1) There is a fundamental strategic contradiction between technology and finance
Renowned investor J. Christopher Flowers remarked to the Wall Street Journal that “fintech” will mostly end in tears for entrepreneurs. I’ve seen Mr. Flowers’ observations play out in the market firsthand. The conflict is a direct result of how fintech companies are funded.
Investors of all kinds, from traditional venture groups to angel investors, are accustomed to the modern tech growth curve. Most funds, either institutional or private, have a three to five-year investment horizon. This means that investors inject capital into a business with the expectation of realizing a return on that capital within that investment horizon.
Myers rightly pointed out that the finance industry has traditionally been a very slow-moving sector and that it takes time for Fintech companies to break into the market. This happens whether they offer provide bank technology, offer small-business solutions, or act as a lender. Meanwhile, both existing and potential investors put pressure on these players for quick returns.
Banks are slow — and the bigger they are, the slower they are to adapt — and investors have short-term horizons. However, investors are often impatient no matter what the industry, and they want quarterly results. This is true for FinTech and other sectors.
The reality is that FinTech is going to be around for a long time.
Why do I believe this?
When traditional players adopt a new way of doing things, it shows long-term potential. If large banks are investing in technology to allow for digital loan applications and the ability to upload documents, it demonstrates that financial technology is becoming more and more mainstream. The industry has grown from the innovator stage to the early adoption stage. While we are not quite at the early majority stage, the industry will soon be there.
2) Market realities encourage short-term thinking
This growth-at-all-costs mentality is incredibly damaging for the industry. When fintech companies start using their investment dollars not for innovation, but for quick growth, problems arise. One need only look at Google AdWords prices to see what I mean. Over the past few years, the price per click (PPC) for keywords such as “small business loans” have risen to nearly $100 per click in some instances.
As competition increases, Fintech organizations begin making riskier and riskier decisions. For online lenders, it means riskier and less desirable loans.
What Myers described does not only apply to FinTech. Companies are rewarded quarterly and are indeed under pressure to keep earnings up. The businesses that are well run will survive. The innovators enter the marketplace and others follow. Those that do not have a significant differentiator or that cannot control their costs will go bust. Such is the nature of capitalism. Not too long ago, CAN Capital was the biggest player in the alternative lending space. Now the company is in rough waters.

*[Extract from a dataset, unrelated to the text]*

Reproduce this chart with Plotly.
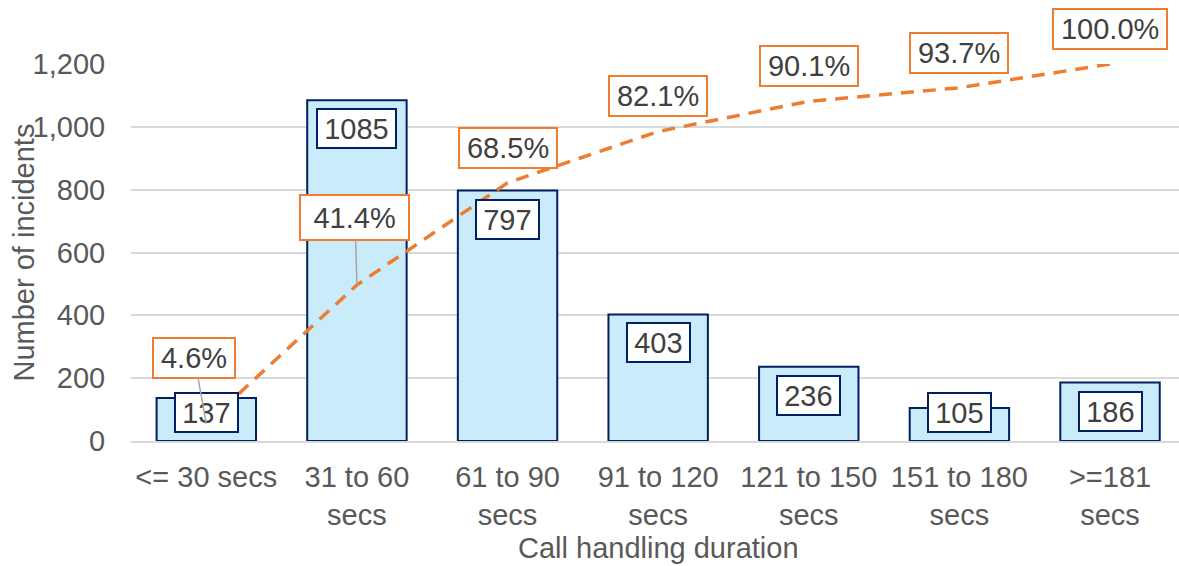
import plotly.graph_objects as go

# Call handling duration bands and incident counts
categories = ["<= 30 secs", "31 to 60<br>secs", "61 to 90<br>secs", "91 to 120<br>secs",
              "121 to 150<br>secs", "151 to 180<br>secs", ">=181<br>secs"]
incidents = [137, 1085, 797, 403, 236, 105, 186]
# Cumulative share of incidents (%)
cumulative_pct = [4.6, 41.4, 68.5, 82.1, 90.1, 93.7, 100.0]
y_ticks = [0, 200, 400, 600, 800, 1000, 1200]

FONT = "Liberation Sans, Arial, sans-serif"
FS = 29
GREY_TXT = "#595959"
LABEL_TXT = "#404040"
NAVY = "#002060"
ORANGE = "#ED7D31"
BAR_FILL = "#CAEBFA"

W, H = 1179, 566
M_L, M_R, M_T, M_B = 131, 0, 64, 125
Y_MAX = 1200
PX_PER_UNIT = (H - M_T - M_B) / Y_MAX

# Arial advance widths (em) for the characters used in the labels
ADV = {".": 0.278, "%": 0.889, ",": 0.278}


def text_width(s):
    return sum(ADV.get(c, 0.556) for c in s) * FS


x_idx = list(range(len(categories)))

fig = go.Figure()
fig.add_trace(go.Bar(
    x=x_idx, y=incidents, width=0.66,
    marker=dict(color=BAR_FILL, line=dict(color=NAVY, width=2)),
    hoverinfo="skip", showlegend=False,
))
fig.add_trace(go.Scatter(
    x=x_idx, y=cumulative_pct, yaxis="y2", mode="lines",
    line=dict(color=ORANGE, width=3.5, dash="13px,9px"),
    hoverinfo="skip", showlegend=False,
))

annotations = []

# Count labels: boxed, just inside the top of each bar (kept clear of the axis)
COUNT_H = 37
min_label_val = (COUNT_H + 4 + 16) / PX_PER_UNIT
for i, v in enumerate(incidents):
    s = str(v)
    annotations.append(dict(
        x=i, y=max(v, min_label_val), xref="x", yref="y",
        text=s, showarrow=False, xanchor="center", yanchor="top", yshift=-8,
        width=text_width(s) + 12.5, height=COUNT_H, borderpad=0,
        bgcolor="white", bordercolor=NAVY, borderwidth=2,
        font=dict(family=FONT, size=FS, color=LABEL_TXT),
    ))

# Cumulative labels; the first two are pulled up with leader lines
leader_offsets = {0: (-12, -66), 1: (-2, -67)}
box_extra = {1: (11, 5)}
for i, p in enumerate(cumulative_pct):
    s = f"{p:.1f}%"
    ew, eh = box_extra.get(i, (0, 0))
    ann = dict(
        x=i, y=p, xref="x", yref="y2", text=s,
        xanchor="center", yanchor="middle",
        width=text_width(s) + 14 + ew, height=38 + eh, borderpad=0,
        bgcolor="white", bordercolor=ORANGE, borderwidth=2,
        font=dict(family=FONT, size=FS, color=LABEL_TXT),
    )
    if i in leader_offsets:
        ax, ay = leader_offsets[i]
        ann.update(showarrow=True, ax=ax, ay=ay, arrowhead=0,
                   arrowwidth=1.5, arrowcolor="#A6A6A6", standoff=0)
    else:
        ann.update(showarrow=False, yshift=35)
    annotations.append(ann)

# Axis titles
annotations.append(dict(
    x=0, y=0.5, xref="paper", yref="paper", text="Number of incidents",
    textangle=-90, showarrow=False, xanchor="center", yanchor="middle",
    xshift=-108, font=dict(family=FONT, size=FS, color=GREY_TXT),
))
annotations.append(dict(
    x=3, y=0, xref="x", yref="paper", text="Call handling duration",
    showarrow=False, xanchor="center", yanchor="middle",
    yshift=-(548 - (H - M_B)), font=dict(family=FONT, size=FS, color=GREY_TXT),
))

fig.update_layout(
    width=W, height=H,
    margin=dict(l=M_L, r=M_R, t=M_T, b=M_B, pad=0),
    paper_bgcolor="white", plot_bgcolor="white",
    font=dict(family=FONT, size=FS, color=GREY_TXT),
    xaxis=dict(
        range=[-0.5, 6.458], tickmode="array", tickvals=x_idx, ticktext=categories,
        showgrid=False, zeroline=False, showline=True, linecolor="#D9D9D9", linewidth=2,
        ticks="outside", ticklen=9, tickcolor="rgba(0,0,0,0)",
        tickfont=dict(family=FONT, size=FS, color=GREY_TXT), layer="above traces",
    ),
    yaxis=dict(
        range=[0, Y_MAX], tickmode="array", tickvals=y_ticks,
        ticktext=[f"{t:,}" for t in y_ticks],
        showgrid=True, gridcolor="#D9D9D9", gridwidth=1.5, zeroline=False,
        showline=False, ticks="outside", ticklen=19, tickcolor="rgba(0,0,0,0)",
        tickfont=dict(family=FONT, size=FS, color=GREY_TXT),
    ),
    yaxis2=dict(range=[0, 100], overlaying="y", side="right", visible=False),
    annotations=annotations,
)

fig.write_html("out.html")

Others will fill the void in the marketplace, just as alternative lenders pounced on opportunity when banks stopped lending in the “credit crunch” that followed the Great Recession. Companies that make high risk decisions may indeed earn high rewards, but high risk loans can be perilous.
Reason #3: Incumbents in the market are powerful and resistant to change
I work with banks and other incumbent financial institutions. Most have one thing in common: they hate change. Incumbents in the finance sector are incredibly powerful and complacent. Most don’t fear Fintech companies looking to take their business because, frankly, not a single one poses a real threat at this time. Banking, and Financial Services in general is highly regulated and therefore inherently conservative. It’s the one industry I can think of where a commitment to innovation and decisive action is detrimental to a career.
The large, slow moving financial institutions had no choice but to change the way they do business. The marketplace is demanding it. People are using smart phones and going online for everything they need. Millennials have grown up never having purchased a newspaper, written a check or conducted a transaction inside a bank. They use their phones. Technology has transformed banking, just as Amazon transformed retail through the use of the internet. At the time, experts claimed Amazon would fail, that it wasn’t making a profit fast enough. Now it is one of the most successful corporations in America. In fact, brick and mortar stores are failing because technology helped Amazon becomes so big.
Large banks are investing in the technology that enables online applications for small business loans. Further, APIs have been created that make it easier for people to conduct transactions via mobile. These changes in the marketplace are enabling FinTech to grow. FinTech is not going away.
Technology is transforming finance. The established, cautious institutions will indeed change how they do things. It cannot help but happen. FinTech firms are innovative, daring, and increasingly successful. They are thriving, and they represent the future of finance.